Tuesday, March 10, 2009
Mazda RX7 Car
Mazda RX-7 sports car produced by the Japanese automaker Mazda from 1978 to 2002. The original RX-7 featured a twin-rotor Wankel rotary engine and a sporty front-midship, rear-wheel drive layout. The RX-7 was a direct replacement for the RX-3 (both were sold in Japan as the Savanna) and subsequently replaced all other Mazda rotary cars with the exception of the Cosmo. The RX-7 was the first car designed from the ground up to be a rotary powered car. The RX-3 and others were originally designed around a piston engine and were later retrofitted with the rotary.
The original RX-7 was a sports coupé. The compact and light-weight Wankel engine or rotary engine is situated slightly behind the front axle, a configuration marketed by Mazda as "front mid-engine". It was offered in America as a two-seat coupé, with optional "occasional" rear-seats in Japan, Australia, and other parts of the world. The "occasional" rear-seats were initially marketed as a dealer installed option for the North American markets.

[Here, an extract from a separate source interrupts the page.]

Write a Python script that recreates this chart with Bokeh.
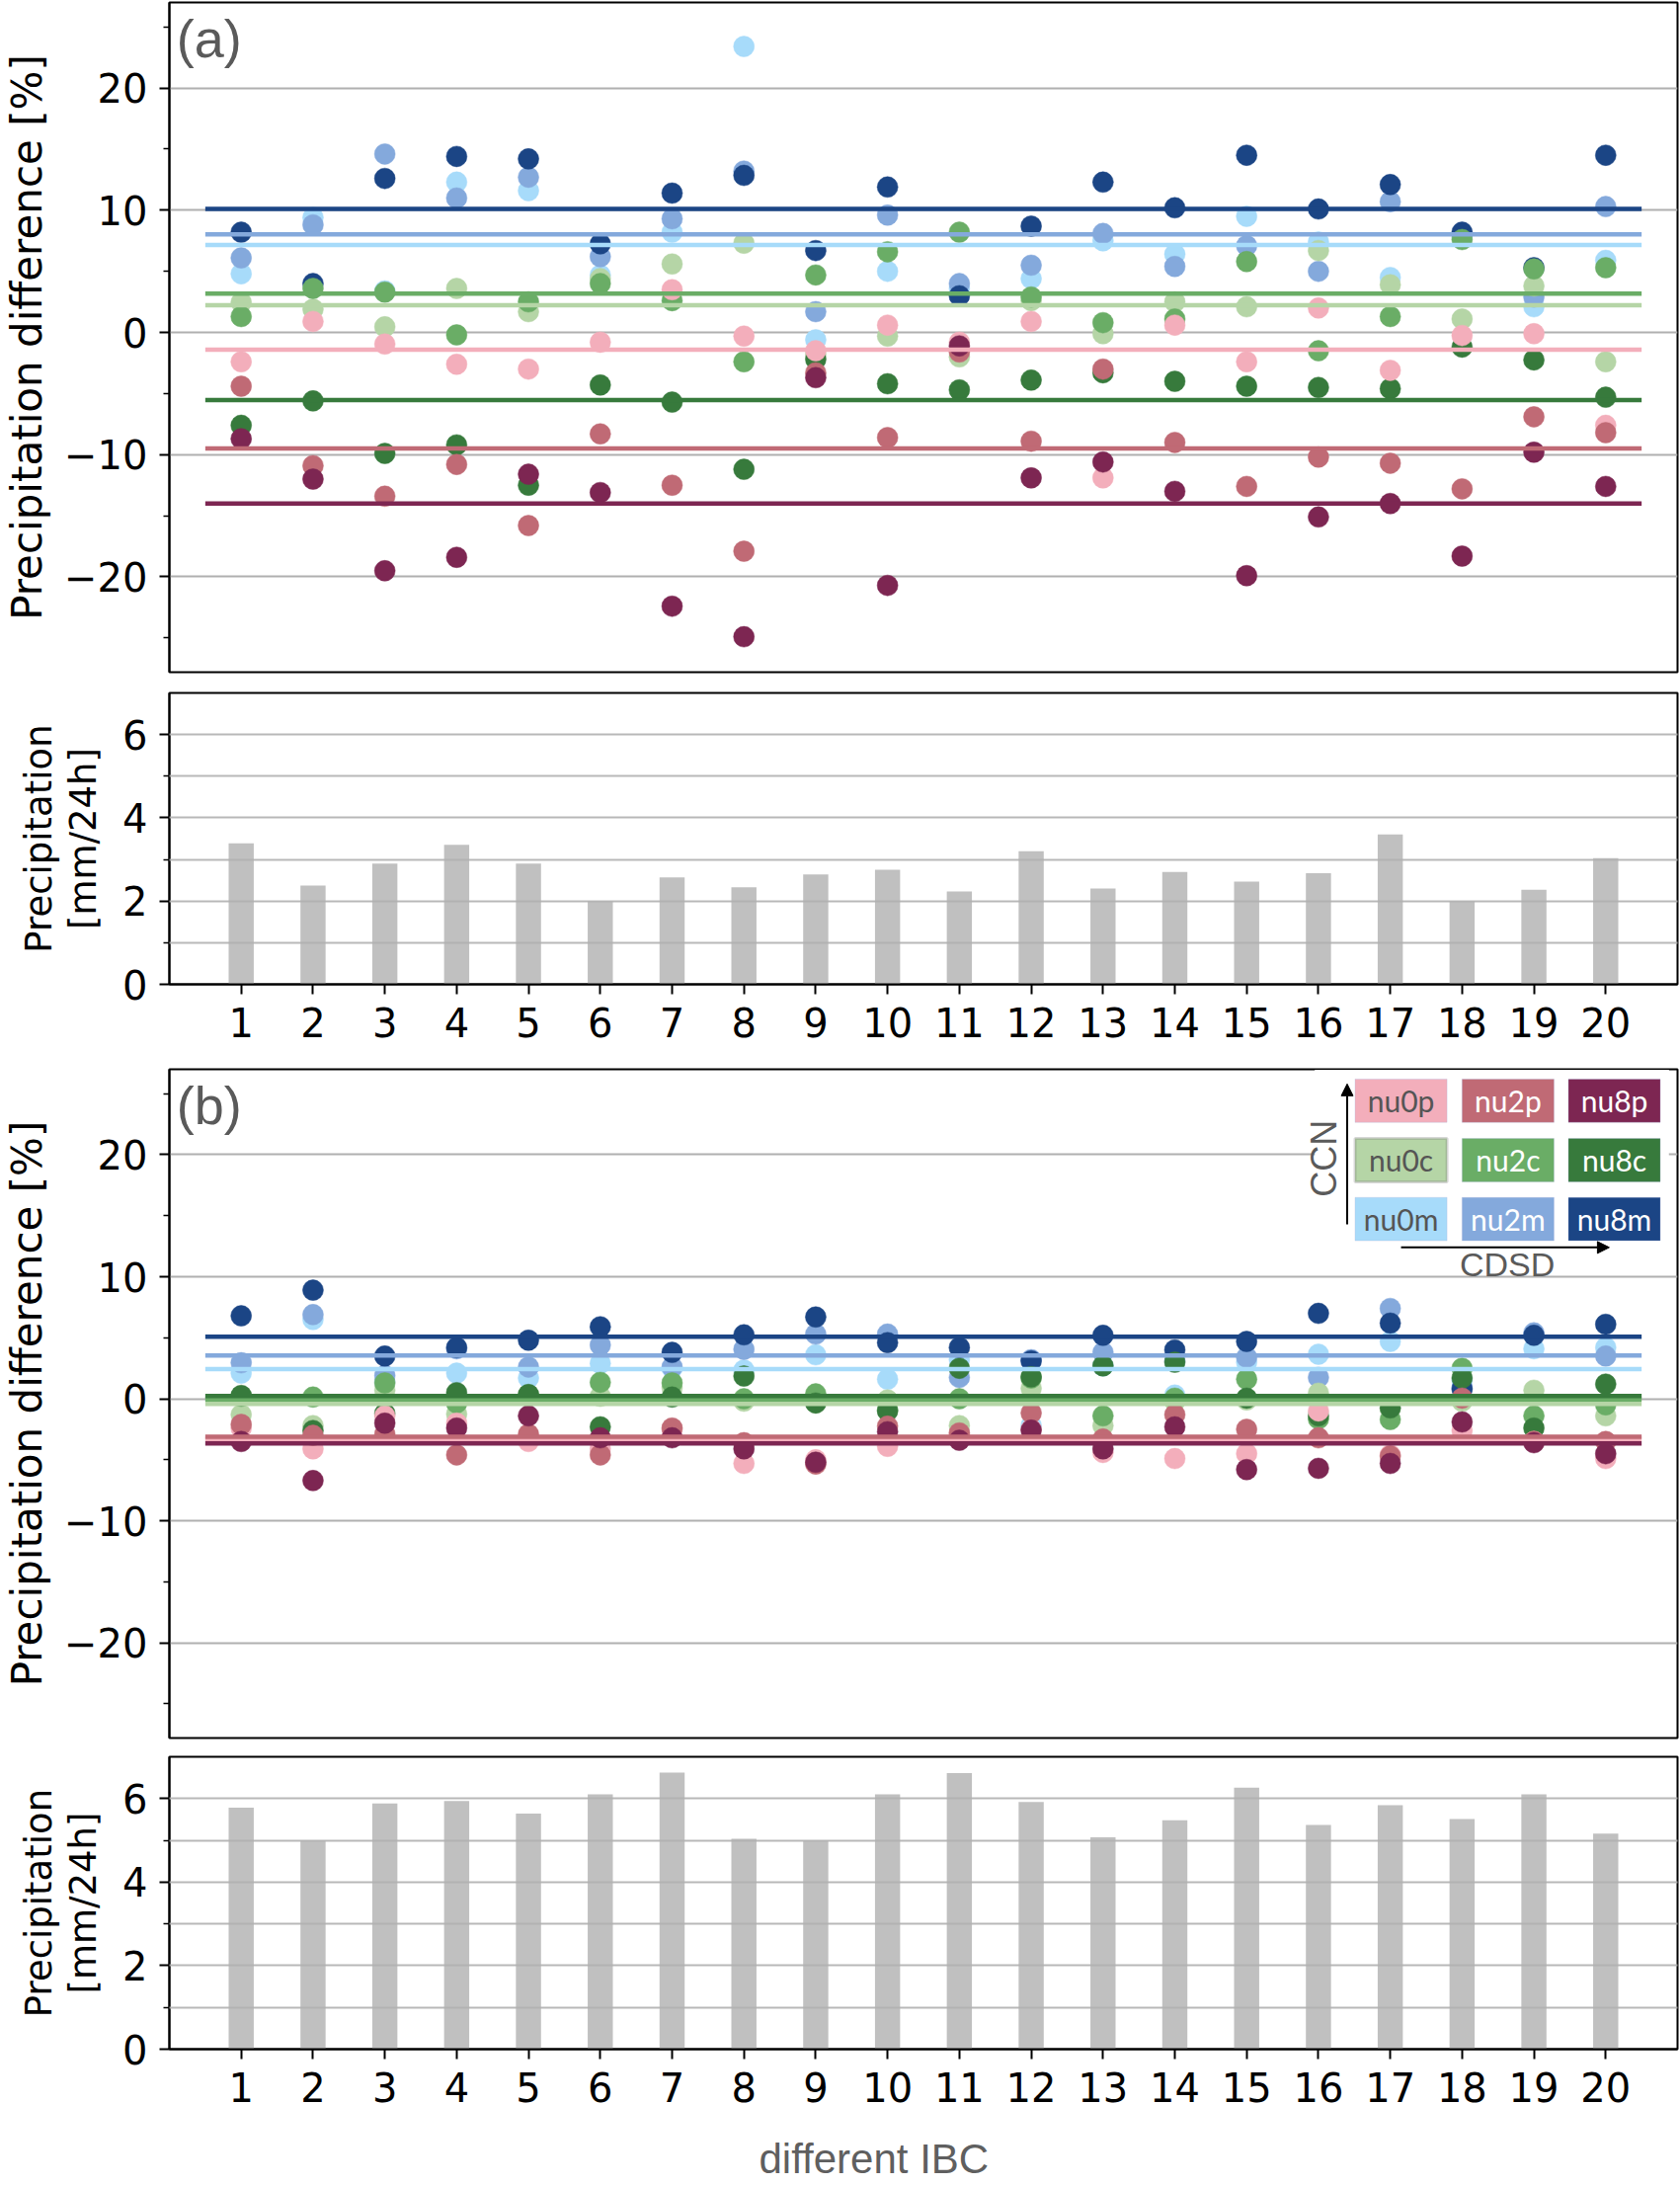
from bokeh.plotting import figure
from bokeh.layouts import column
from bokeh.models import FixedTicker, Label, Arrow, NormalHead, Range1d, BoxAnnotation
from bokeh.embed import file_html
from bokeh.resources import INLINE

# ---------------- data ----------------
ibc = list(range(1, 21))
ibc_labels = [str(i) for i in ibc]

# panel (a): precipitation difference [%]
a_nu0m = [4.8, 9.4, 3.4, 12.3, 11.6, 4.7, 8.2, 23.4, -0.6, 5.0, 3.6, 4.4, 7.5, 6.4, 9.5, 7.4, 4.5, 7.8, 2.1, 5.9]
a_nu2m = [6.1, 8.8, 14.6, 11.0, 12.7, 6.2, 9.3, 13.2, 1.7, 9.6, 4.0, 5.5, 8.1, 5.4, 7.1, 5.0, 10.7, 8.0, 2.9, 10.3]
a_nu8m = [8.2, 4.0, 12.6, 14.4, 14.2, 7.25, 11.4, 12.85, 6.7, 11.9, 3.0, 8.7, 12.3, 10.2, 14.5, 10.1, 12.1, 8.2, 5.3, 14.5]
a_nu0c = [2.46, 1.9, 0.46, 3.6, 1.7, 4.4, 5.6, 7.3, -1.8, -0.3, -2.0, 2.6, -0.1, 2.5, 2.1, 6.7, 3.9, 1.1, 3.8, -2.4]
a_nu2c = [1.3, 3.6, 3.3, -0.2, 2.5, 4.0, 2.6, -2.4, 4.7, 6.6, 8.2, 2.9, 0.8, 1.1, 5.8, -1.5, 1.3, 7.6, 5.2, 5.3]
a_nu8c = [-7.6, -5.6, -9.9, -9.2, -12.5, -4.3, -5.7, -11.2, -2.2, -4.2, -4.7, -3.9, -3.3, -4.0, -4.4, -4.5, -4.6, -1.2, -2.25, -5.3]
a_nu0p = [-2.4, 0.9, -0.95, -2.6, -3.0, -0.8, 3.5, -0.3, -1.5, 0.6, -0.8, 0.9, -11.9, 0.6, -2.4, 2.0, -3.1, -0.25, -0.1, -7.6]
a_nu2p = [-4.4, -10.9, -13.4, -10.8, -15.8, -8.3, -12.5, -17.9, -3.3, -8.6, -1.6, -8.9, -3.0, -9.0, -12.6, -10.2, -10.7, -12.8, -6.9, -8.2]
a_nu8p = [-8.7, -12.0, -19.5, -18.4, -11.6, -13.1, -22.4, -24.9, -3.7, -20.7, -1.1, -11.9, -10.6, -13.0, -19.9, -15.1, -14.0, -18.3, -9.8, -12.6]
a_means = [7.15, 8.03, 10.1, 2.22, 3.17, -5.53, -1.41, -9.5, -14.0]   # same order as names

# panel (b)
b_nu0m = [2.1, 6.5, 1.4, 2.1, 1.7, 2.9, 2.5, 2.35, 3.6, 1.6, 3.2, -2.2, 2.7, 0.3, 3.0, 3.65, 4.7, 1.5, 4.1, 4.2]
b_nu2m = [2.95, 6.9, 1.9, 4.1, 2.6, 4.4, 2.6, 4.05, 5.3, 5.3, 1.75, 3.2, 3.8, 3.1, 3.4, 1.75, 7.4, 0.9, 5.4, 3.5]
b_nu8m = [6.8, 8.9, 3.5, 4.2, 4.8, 5.9, 3.8, 5.24, 6.7, 4.6, 4.2, 3.1, 5.2, 4.0, 4.7, 7.0, 6.2, 0.8, 5.2, 6.1]
b_nu0c = [-1.3, -2.2, 0.7, -1.25, 0.2, 0.2, 0.9, -0.2, -0.3, -0.1, -2.2, 0.86, -2.2, -0.2, -0.1, 0.46, -0.8, -0.2, 0.7, -1.4]
b_nu2c = [0.2, 0.14, 1.3, -0.35, 0.3, 1.35, 1.3, 0.0, 0.4, -0.9, 0.0, 1.7, -1.4, 0.05, 1.6, -1.65, -1.7, 2.5, -1.4, -0.5]
b_nu8c = [0.27, -2.6, -1.2, 0.5, 0.35, -2.3, 0.14, 1.86, -0.35, -1.0, 2.5, 1.8, 2.7, 3.0, 0.05, -1.4, -0.75, 1.7, -2.4, 1.2]
b_nu0p = [-2.4, -4.1, -1.4, -2.0, -3.5, -4.1, -2.5, -5.3, -5.0, -3.9, -2.9, -2.5, -4.4, -4.9, -4.5, -1.0, -4.6, -2.6, -3.5, -4.9]
b_nu2p = [-2.1, -3.0, -2.9, -4.6, -2.9, -4.6, -2.4, -3.6, -5.35, -2.25, -2.8, -1.16, -3.3, -1.3, -2.5, -3.2, -4.7, 0.05, -3.5, -3.5]
b_nu8p = [-3.5, -6.7, -2.0, -2.4, -1.4, -3.2, -3.2, -4.1, -5.2, -2.7, -3.4, -2.57, -4.1, -2.3, -5.8, -5.7, -5.3, -1.9, -3.6, -4.5]
b_means = [2.43, 3.54, 5.08, -0.43, -0.05, 0.22, -3.3, -3.12, -3.65]

# precipitation [mm/24h]
bars_a = [3.39, 2.37, 2.90, 3.35, 2.90, 2.0, 2.57, 2.33, 2.64, 2.75, 2.23, 3.2, 2.3, 2.7, 2.47, 2.67, 3.6, 2.0, 2.27, 3.03]
bars_b = [5.78, 4.99, 5.88, 5.94, 5.64, 6.1, 6.62, 5.04, 4.99, 6.1, 6.61, 5.92, 5.07, 5.48, 6.26, 5.37, 5.84, 5.51, 6.1, 5.16]

names = ["nu0m", "nu2m", "nu8m", "nu0c", "nu2c", "nu8c", "nu0p", "nu2p", "nu8p"]
pct_ticks = [-20, -10, 0, 10, 20]
pct_minor = [-25, -15, -5, 5, 15, 25]
mm_ticks = [0, 2, 4, 6]
mm_minor = [1, 3, 5]

# ---------------- style ----------------
colors = {
    "nu0p": "#f3aebb", "nu2p": "#c06a75", "nu8p": "#7d2652",
    "nu0c": "#b5d5a6", "nu2c": "#6aad66", "nu8c": "#377a3c",
    "nu0m": "#a7dbfa", "nu2m": "#84a9dc", "nu8m": "#1b4585",
}
W = 1701
LB = 167
RB = 3
TICK_FONT = "DejaVu Sans"
GRID = "#b0b0b0"


def style_common(p):
    p.outline_line_color = "black"
    p.outline_line_width = 2
    p.outline_line_alpha = 1
    p.background_fill_color = "white"
    p.border_fill_color = "white"
    for ax in p.yaxis:
        ax.major_label_text_font = TICK_FONT
        ax.major_label_text_font_size = "40px"
        ax.major_label_text_color = "black"
        ax.major_tick_out = 10
        ax.major_tick_in = 0
        ax.minor_tick_out = 6
        ax.minor_tick_in = 0
        ax.axis_line_width = 2
        ax.major_tick_line_width = 2
        ax.minor_tick_line_width = 1.5
        ax.major_label_standoff = 12
        ax.axis_label_text_font = TICK_FONT
        ax.axis_label_text_font_style = "normal"
        ax.axis_label_text_color = "black"


def scatter_panel(series, means, tag, height, top, bottom):
    p = figure(width=W, height=height, x_range=Range1d(0, 21), y_range=Range1d(-27.8, 27.0),
               output_backend="svg", toolbar_location=None, x_axis_location=None,
               min_border_left=LB, min_border_right=RB, min_border_top=top, min_border_bottom=bottom)
    style_common(p)
    p.yaxis.ticker = FixedTicker(ticks=pct_ticks, minor_ticks=pct_minor)
    p.ygrid.ticker = FixedTicker(ticks=pct_ticks)
    p.yaxis.major_label_overrides = {-20: "\u221220", -10: "\u221210"}
    p.yaxis.axis_label = "Precipitation difference [%]"
    p.yaxis.axis_label_text_font_size = "42px"
    p.yaxis.axis_label_standoff = 10
    p.ygrid.grid_line_color = GRID
    p.ygrid.grid_line_width = 2
    for g in p.xgrid:
        g.grid_line_color = None
    for name, ys in zip(names, series):
        p.scatter(ibc, ys, size=21, fill_color=colors[name], line_color=colors[name], line_width=0.5)
    for name, m in zip(names, means):
        p.segment(x0=[ibc[0] - 0.5], y0=[m], x1=[ibc[-1] + 0.5], y1=[m],
                  line_color=colors[name], line_width=4.5)
    p.add_layout(Label(x=0.1, y=26.5, text=tag, text_baseline="top", text_align="left",
                       text_font="Liberation Sans", text_font_size="54px", text_color="#5a5a5a"))
    return p


def bar_panel(vals, height, top, bottom):
    p = figure(width=W, height=height, x_range=Range1d(0, 21), y_range=Range1d(0, 7),
               output_backend="svg", toolbar_location=None,
               min_border_left=LB, min_border_right=RB, min_border_top=top, min_border_bottom=bottom)
    style_common(p)
    p.vbar(x=ibc, top=vals, width=0.35, fill_color="#c0c0c0", line_color=None)
    p.yaxis.ticker = FixedTicker(ticks=mm_ticks, minor_ticks=mm_minor)
    p.ygrid.ticker = FixedTicker(ticks=mm_ticks, minor_ticks=mm_minor)
    p.ygrid.grid_line_color = GRID
    p.ygrid.grid_line_width = 2
    p.ygrid.minor_grid_line_color = GRID
    p.ygrid.minor_grid_line_width = 2
    p.ygrid.level = "annotation"
    p.ygrid.grid_line_alpha = 0.9
    p.ygrid.minor_grid_line_alpha = 0.9
    for g in p.xgrid:
        g.grid_line_color = None
    p.yaxis.axis_label = "Precipitation\n[mm/24h]"
    p.yaxis.axis_label_text_font_size = "37px"
    p.yaxis.axis_label_text_line_height = 1.05
    p.yaxis.axis_label_standoff = 15
    xa = p.xaxis[0]
    xa.ticker = FixedTicker(ticks=ibc, minor_ticks=[])
    xa.major_label_overrides = {i: s for i, s in zip(ibc, ibc_labels)}
    xa.major_label_text_font = TICK_FONT
    xa.major_label_text_font_size = "40px"
    xa.major_label_text_color = "black"
    xa.major_tick_out = 10
    xa.major_tick_in = 0
    xa.major_tick_line_width = 2
    xa.axis_line_width = 2
    xa.major_label_standoff = 13
    return p


pa = scatter_panel([a_nu0m, a_nu2m, a_nu8m, a_nu0c, a_nu2c, a_nu8c, a_nu0p, a_nu2p, a_nu8p],
                   a_means, "(a)", 700, 2, 20)
ba = bar_panel(bars_a, 378, 1, 82)
pb = scatter_panel([b_nu0m, b_nu2m, b_nu8m, b_nu0c, b_nu2c, b_nu8c, b_nu0p, b_nu2p, b_nu8p],
                   b_means, "(b)", 694, 4, 13)
bb = bar_panel(bars_b, 382, 6, 80)

# strip below the last panel holding the shared x label (same frame as the panels above)
xl = figure(width=W, height=57, x_range=Range1d(0, 21), y_range=Range1d(0, 1),
            output_backend="svg", toolbar_location=None, x_axis_location=None, y_axis_location=None,
            min_border_left=LB, min_border_right=RB, min_border_top=0, min_border_bottom=0)
xl.outline_line_color = None
xl.grid.visible = False
xl.add_layout(Label(x=9.81, y=0.46, text="different IBC", text_align="center", text_baseline="middle",
                    text_font="Liberation Sans", text_font_size="42px", text_color="#5f5f5f"))

# ---------------- legend (panel b) ----------------
pb.add_layout(BoxAnnotation(left=15.95, right=20.88, bottom=10.3, top=26.95,
                            fill_color="white", fill_alpha=1, line_color=None, level="annotation"))
col_left = [16.51, 18.0, 19.48]
row_top = [26.2, 21.33, 16.5]
box_w = 1.28
box_h = 3.55
grid_names = [["nu0p", "nu2p", "nu8p"], ["nu0c", "nu2c", "nu8c"], ["nu0m", "nu2m", "nu8m"]]
light = {"nu0p", "nu0c", "nu0m"}
for r, row in enumerate(grid_names):
    for c, nm in enumerate(row):
        l = col_left[c]
        t = row_top[r]
        lc = "#7a7a7a" if nm == "nu0c" else "#aab4dc"
        lw = 3 if nm == "nu0c" else 1
        pb.add_layout(BoxAnnotation(left=l, right=l + box_w, top=t, bottom=t - box_h,
                                    fill_color=colors[nm], fill_alpha=1, line_color=lc,
                                    line_width=lw, level="annotation"))
        pb.add_layout(Label(x=l + box_w / 2, y=t - box_h / 2, text=nm, text_align="center",
                            text_baseline="middle", text_font="Lato", text_font_size="30px",
                            text_color="#555555" if nm in light else "white"))

pb.add_layout(Arrow(end=NormalHead(size=12, fill_color="black", line_color="black"),
                    x_start=16.4, y_start=14.3, x_end=16.4, y_end=25.8,
                    line_color="black", line_width=2))
pb.add_layout(Arrow(end=NormalHead(size=12, fill_color="black", line_color="black"),
                    x_start=17.15, y_start=12.4, x_end=20.05, y_end=12.4,
                    line_color="black", line_width=2))
pb.add_layout(Label(x=16.08, y=19.7, text="CCN", angle=90, angle_units="deg", text_align="center",
                    text_baseline="middle", text_font="Liberation Sans", text_font_size="36px",
                    text_color="#5a5a5a"))
pb.add_layout(Label(x=18.63, y=11.0, text="CDSD", text_align="center", text_baseline="middle",
                    text_font="Liberation Sans", text_font_size="34px", text_color="#5a5a5a"))

layout = column(pa, ba, pb, bb, xl, spacing=0)
open("out.html", "w").write(file_html(layout, INLINE))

Racing versions of the first-generation RX-7 were entered at the prestigious 24 hours of Le Mans endurance race. The first outing for the car, equipped with a 13B engine, failed by less than one second to qualify in 1979. The next year, a 12A-engine car not only qualified, it placed 21st overall. That same car did not finish in 1981, along with two more 13B cars. Those two cars were back for 1982, with one 14th place finish and another DNF. The RX-7 Le Mans effort was replaced by the 717C prototype for 1983. In 1991, Mazda became the first Japanese manufacturer to win the 24 hours of Le Mans. The car was a 4-rotor prototype class car, the 787B. The FIA outlawed rotary engines shortly after this win. To this day the rotary powered Mazda is the only Japanese manufacturer to have ever won the prestigious 24 hour Le Mans race outright.